Exercise goal
Will you repeat only the lines from the one with "Emit a component" through the one with "const ref = useRef<HTMLCanvasElement", both included, leaving every picture out?

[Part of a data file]
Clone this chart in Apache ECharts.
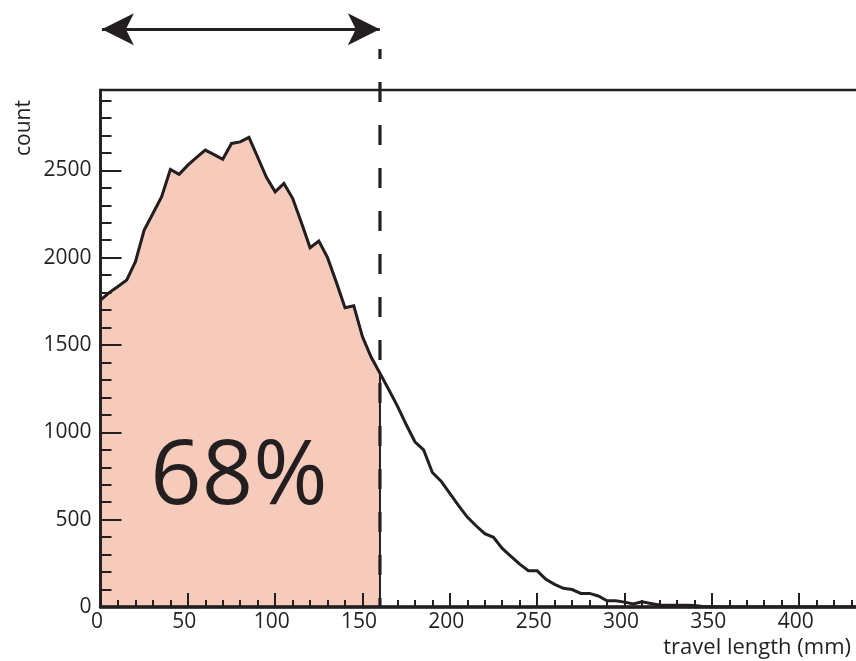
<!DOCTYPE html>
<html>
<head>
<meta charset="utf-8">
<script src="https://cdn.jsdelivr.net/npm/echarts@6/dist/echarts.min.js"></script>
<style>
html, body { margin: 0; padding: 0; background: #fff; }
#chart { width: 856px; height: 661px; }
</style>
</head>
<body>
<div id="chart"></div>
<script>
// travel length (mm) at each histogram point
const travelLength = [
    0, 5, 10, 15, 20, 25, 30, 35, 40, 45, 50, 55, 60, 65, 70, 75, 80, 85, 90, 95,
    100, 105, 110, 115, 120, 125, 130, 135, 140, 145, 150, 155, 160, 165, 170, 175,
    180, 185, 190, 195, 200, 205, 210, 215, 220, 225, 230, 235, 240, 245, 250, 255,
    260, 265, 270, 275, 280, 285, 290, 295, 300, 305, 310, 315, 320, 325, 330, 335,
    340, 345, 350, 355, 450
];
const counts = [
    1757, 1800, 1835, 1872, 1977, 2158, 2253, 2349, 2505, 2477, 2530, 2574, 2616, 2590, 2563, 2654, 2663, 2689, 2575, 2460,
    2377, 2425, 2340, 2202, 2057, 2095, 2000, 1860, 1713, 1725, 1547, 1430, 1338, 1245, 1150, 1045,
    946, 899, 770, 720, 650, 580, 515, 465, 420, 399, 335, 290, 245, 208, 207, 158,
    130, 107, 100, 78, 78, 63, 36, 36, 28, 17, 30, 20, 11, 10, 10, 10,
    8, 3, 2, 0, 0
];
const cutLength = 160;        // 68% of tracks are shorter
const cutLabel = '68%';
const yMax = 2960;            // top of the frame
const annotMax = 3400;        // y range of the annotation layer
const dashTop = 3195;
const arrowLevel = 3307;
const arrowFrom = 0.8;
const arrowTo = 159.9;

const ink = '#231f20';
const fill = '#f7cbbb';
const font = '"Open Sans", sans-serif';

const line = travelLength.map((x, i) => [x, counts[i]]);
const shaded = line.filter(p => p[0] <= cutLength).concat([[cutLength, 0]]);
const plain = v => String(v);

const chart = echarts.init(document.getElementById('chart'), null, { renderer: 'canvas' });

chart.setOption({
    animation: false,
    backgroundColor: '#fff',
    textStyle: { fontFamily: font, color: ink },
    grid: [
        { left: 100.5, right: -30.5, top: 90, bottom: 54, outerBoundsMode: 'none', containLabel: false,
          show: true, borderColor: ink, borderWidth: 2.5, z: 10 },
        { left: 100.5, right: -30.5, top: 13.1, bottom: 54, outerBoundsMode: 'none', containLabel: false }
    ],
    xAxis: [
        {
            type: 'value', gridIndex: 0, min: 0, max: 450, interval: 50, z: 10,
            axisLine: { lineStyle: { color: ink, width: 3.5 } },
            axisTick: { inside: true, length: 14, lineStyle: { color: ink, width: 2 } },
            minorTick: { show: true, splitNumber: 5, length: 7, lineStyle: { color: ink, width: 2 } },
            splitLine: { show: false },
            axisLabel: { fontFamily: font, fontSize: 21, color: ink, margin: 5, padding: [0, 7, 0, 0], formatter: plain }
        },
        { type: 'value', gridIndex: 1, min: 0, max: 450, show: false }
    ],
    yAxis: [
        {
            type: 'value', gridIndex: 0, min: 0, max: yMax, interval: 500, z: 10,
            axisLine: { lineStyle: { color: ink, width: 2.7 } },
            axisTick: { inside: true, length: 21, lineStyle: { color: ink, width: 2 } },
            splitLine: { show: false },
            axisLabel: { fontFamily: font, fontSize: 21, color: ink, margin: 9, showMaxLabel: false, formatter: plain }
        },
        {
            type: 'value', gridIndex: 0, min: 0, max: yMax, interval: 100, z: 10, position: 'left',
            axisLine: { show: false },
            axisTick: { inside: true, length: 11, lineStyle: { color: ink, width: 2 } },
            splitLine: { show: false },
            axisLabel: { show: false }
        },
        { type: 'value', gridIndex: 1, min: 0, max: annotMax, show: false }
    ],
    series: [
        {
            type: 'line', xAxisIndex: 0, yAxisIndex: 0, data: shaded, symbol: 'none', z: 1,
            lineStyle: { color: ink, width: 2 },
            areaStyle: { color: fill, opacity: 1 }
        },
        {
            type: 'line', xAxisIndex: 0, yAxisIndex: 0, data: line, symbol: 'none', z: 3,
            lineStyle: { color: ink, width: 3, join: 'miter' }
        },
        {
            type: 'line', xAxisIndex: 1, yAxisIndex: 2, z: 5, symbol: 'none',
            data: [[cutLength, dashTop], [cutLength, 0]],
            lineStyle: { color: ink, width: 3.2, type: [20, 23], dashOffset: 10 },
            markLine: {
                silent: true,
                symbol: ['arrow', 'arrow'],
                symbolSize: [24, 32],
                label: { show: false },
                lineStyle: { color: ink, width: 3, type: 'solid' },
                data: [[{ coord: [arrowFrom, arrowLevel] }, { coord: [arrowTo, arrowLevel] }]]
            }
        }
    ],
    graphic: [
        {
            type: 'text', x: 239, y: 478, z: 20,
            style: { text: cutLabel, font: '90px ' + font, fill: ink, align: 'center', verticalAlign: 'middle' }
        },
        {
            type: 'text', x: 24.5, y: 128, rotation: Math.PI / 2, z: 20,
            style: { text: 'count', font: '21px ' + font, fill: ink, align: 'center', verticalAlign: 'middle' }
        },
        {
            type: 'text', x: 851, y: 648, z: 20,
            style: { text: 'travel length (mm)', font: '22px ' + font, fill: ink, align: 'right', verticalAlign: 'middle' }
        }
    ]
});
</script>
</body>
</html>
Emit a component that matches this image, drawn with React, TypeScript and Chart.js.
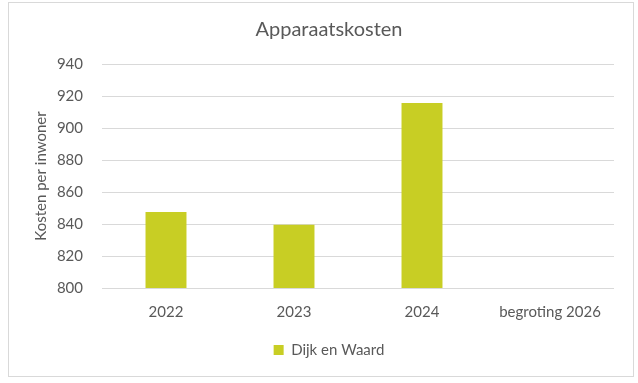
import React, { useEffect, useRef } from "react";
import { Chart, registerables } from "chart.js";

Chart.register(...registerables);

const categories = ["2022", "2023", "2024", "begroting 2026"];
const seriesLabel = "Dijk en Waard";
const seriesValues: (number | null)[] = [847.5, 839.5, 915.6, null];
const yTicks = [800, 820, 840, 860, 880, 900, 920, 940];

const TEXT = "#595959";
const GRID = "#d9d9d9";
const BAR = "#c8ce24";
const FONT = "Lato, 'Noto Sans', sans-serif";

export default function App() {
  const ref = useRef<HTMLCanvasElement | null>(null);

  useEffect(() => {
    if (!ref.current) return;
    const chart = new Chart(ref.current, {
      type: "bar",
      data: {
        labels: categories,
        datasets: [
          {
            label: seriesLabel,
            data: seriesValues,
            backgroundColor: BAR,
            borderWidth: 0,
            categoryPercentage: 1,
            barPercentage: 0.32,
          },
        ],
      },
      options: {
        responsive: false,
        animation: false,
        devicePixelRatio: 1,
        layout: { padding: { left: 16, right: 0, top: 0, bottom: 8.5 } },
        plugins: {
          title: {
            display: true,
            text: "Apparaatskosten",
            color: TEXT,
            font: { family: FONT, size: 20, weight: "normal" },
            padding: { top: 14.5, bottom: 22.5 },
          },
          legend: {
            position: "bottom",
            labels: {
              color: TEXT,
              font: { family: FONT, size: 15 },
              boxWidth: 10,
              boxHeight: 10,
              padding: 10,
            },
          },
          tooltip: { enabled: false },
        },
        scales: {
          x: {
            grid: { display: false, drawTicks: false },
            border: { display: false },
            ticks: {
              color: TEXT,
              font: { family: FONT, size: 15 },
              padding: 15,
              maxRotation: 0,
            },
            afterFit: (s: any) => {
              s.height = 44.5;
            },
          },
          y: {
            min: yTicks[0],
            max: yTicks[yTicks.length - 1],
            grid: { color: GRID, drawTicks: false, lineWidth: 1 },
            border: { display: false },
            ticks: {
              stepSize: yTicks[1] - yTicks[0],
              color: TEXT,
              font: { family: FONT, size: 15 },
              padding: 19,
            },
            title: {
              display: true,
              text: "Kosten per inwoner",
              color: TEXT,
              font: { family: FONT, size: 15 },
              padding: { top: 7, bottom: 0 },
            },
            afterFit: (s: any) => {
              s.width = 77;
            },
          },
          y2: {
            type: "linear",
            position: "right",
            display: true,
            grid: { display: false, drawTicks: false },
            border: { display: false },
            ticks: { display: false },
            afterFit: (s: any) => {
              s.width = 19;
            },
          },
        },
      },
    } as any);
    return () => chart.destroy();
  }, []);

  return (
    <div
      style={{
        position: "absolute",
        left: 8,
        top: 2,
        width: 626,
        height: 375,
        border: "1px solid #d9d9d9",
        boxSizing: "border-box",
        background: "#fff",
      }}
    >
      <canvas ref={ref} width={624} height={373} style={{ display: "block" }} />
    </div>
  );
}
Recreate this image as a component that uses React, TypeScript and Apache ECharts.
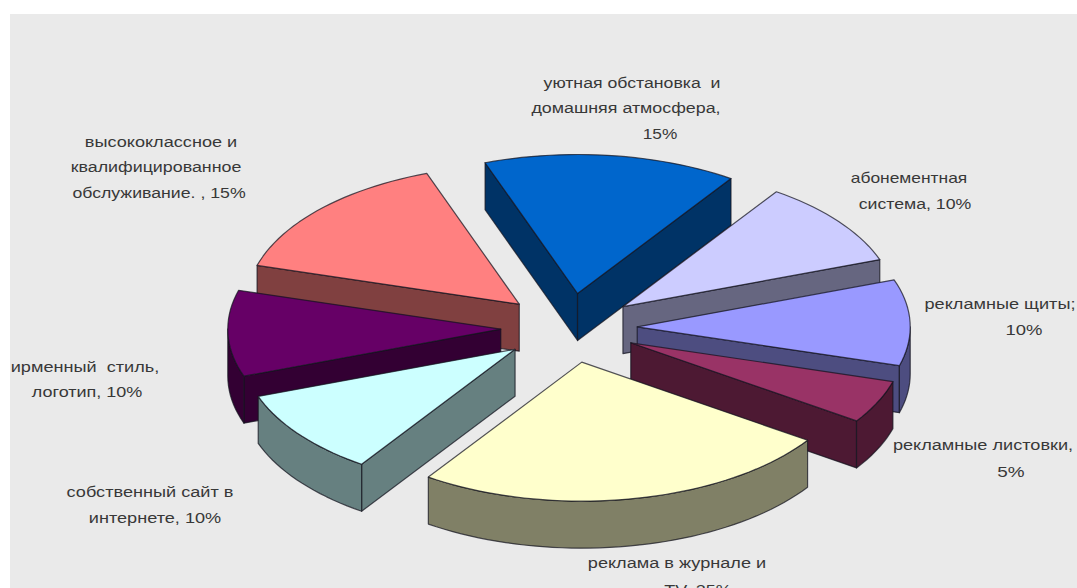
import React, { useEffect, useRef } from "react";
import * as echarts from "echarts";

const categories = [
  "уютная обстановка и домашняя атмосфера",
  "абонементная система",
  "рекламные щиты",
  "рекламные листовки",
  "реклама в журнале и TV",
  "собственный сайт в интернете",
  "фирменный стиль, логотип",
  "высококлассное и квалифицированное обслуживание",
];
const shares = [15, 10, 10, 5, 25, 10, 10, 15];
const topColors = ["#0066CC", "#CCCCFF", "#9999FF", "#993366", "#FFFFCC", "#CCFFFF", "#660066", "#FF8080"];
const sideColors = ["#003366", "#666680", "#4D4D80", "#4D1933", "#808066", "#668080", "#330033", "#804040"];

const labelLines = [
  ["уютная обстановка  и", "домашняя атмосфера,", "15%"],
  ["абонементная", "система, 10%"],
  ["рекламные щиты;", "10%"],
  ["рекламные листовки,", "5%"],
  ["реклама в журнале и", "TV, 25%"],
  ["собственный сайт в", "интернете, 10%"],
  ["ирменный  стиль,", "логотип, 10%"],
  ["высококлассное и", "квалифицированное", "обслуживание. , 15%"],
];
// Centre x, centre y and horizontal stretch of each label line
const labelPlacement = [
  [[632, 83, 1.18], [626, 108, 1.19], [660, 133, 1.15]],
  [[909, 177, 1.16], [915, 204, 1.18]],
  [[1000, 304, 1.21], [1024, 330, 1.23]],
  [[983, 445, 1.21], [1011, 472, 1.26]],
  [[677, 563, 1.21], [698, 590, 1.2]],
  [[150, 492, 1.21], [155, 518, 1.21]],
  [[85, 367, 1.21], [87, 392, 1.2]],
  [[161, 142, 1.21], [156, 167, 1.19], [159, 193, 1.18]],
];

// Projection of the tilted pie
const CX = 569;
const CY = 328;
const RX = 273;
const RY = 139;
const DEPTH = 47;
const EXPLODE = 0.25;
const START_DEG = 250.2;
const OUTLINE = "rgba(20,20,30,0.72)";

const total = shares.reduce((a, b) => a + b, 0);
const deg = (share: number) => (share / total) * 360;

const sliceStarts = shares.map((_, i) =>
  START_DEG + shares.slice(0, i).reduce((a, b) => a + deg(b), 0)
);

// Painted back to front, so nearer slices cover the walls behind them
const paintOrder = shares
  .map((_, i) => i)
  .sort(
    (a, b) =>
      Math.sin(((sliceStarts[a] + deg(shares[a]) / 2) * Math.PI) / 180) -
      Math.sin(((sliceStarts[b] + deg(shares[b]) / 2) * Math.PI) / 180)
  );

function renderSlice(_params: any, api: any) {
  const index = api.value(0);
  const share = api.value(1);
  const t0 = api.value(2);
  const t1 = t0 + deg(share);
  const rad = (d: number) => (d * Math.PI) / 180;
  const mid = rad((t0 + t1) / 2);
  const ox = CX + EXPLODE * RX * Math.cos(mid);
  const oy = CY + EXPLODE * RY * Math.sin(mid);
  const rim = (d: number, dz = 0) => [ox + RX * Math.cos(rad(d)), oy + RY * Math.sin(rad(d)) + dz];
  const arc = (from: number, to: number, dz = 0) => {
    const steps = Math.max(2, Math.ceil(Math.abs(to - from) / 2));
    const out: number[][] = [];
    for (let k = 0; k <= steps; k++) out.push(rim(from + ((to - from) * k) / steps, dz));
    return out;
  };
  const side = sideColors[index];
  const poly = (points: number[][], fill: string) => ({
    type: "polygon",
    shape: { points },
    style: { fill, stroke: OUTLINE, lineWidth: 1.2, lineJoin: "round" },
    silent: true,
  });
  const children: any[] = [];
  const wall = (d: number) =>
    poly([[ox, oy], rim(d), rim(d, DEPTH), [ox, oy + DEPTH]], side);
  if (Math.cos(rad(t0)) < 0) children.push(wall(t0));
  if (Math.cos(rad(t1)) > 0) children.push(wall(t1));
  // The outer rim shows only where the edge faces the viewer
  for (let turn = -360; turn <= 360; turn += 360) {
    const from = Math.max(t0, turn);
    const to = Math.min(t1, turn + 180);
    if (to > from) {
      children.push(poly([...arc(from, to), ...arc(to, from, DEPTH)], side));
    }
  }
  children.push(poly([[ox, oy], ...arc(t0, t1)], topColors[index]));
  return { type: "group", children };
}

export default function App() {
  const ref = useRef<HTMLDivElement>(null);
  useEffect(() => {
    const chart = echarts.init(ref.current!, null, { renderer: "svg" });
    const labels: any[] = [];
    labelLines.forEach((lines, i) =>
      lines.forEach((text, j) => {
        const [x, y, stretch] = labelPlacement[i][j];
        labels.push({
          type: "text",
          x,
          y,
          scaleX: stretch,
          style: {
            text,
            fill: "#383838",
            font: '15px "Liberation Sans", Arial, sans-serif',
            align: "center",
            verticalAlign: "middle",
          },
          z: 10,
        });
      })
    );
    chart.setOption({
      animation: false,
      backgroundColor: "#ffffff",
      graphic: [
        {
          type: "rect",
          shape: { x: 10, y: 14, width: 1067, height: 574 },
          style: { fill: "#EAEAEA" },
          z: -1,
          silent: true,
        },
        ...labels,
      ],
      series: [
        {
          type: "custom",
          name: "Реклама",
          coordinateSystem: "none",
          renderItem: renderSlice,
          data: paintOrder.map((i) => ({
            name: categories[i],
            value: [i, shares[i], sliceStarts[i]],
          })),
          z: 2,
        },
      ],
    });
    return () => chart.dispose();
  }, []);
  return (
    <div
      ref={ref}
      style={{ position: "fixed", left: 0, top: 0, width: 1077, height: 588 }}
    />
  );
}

Output
Emit a component that matches this image, drawn with React, TypeScript and Chart.js.
import React, { useEffect, useRef } from "react";
import { Chart, registerables } from "chart.js";

Chart.register(...registerables);

const categories = ["2022", "2023", "2024", "begroting 2026"];
const seriesLabel = "Dijk en Waard";
const seriesValues: (number | null)[] = [847.5, 839.5, 915.6, null];
const yTicks = [800, 820, 840, 860, 880, 900, 920, 940];

const TEXT = "#595959";
const GRID = "#d9d9d9";
const BAR = "#c8ce24";
const FONT = "Lato, 'Noto Sans', sans-serif";

export default function App() {
  const ref = useRef<HTMLCanvasElement | null>(null);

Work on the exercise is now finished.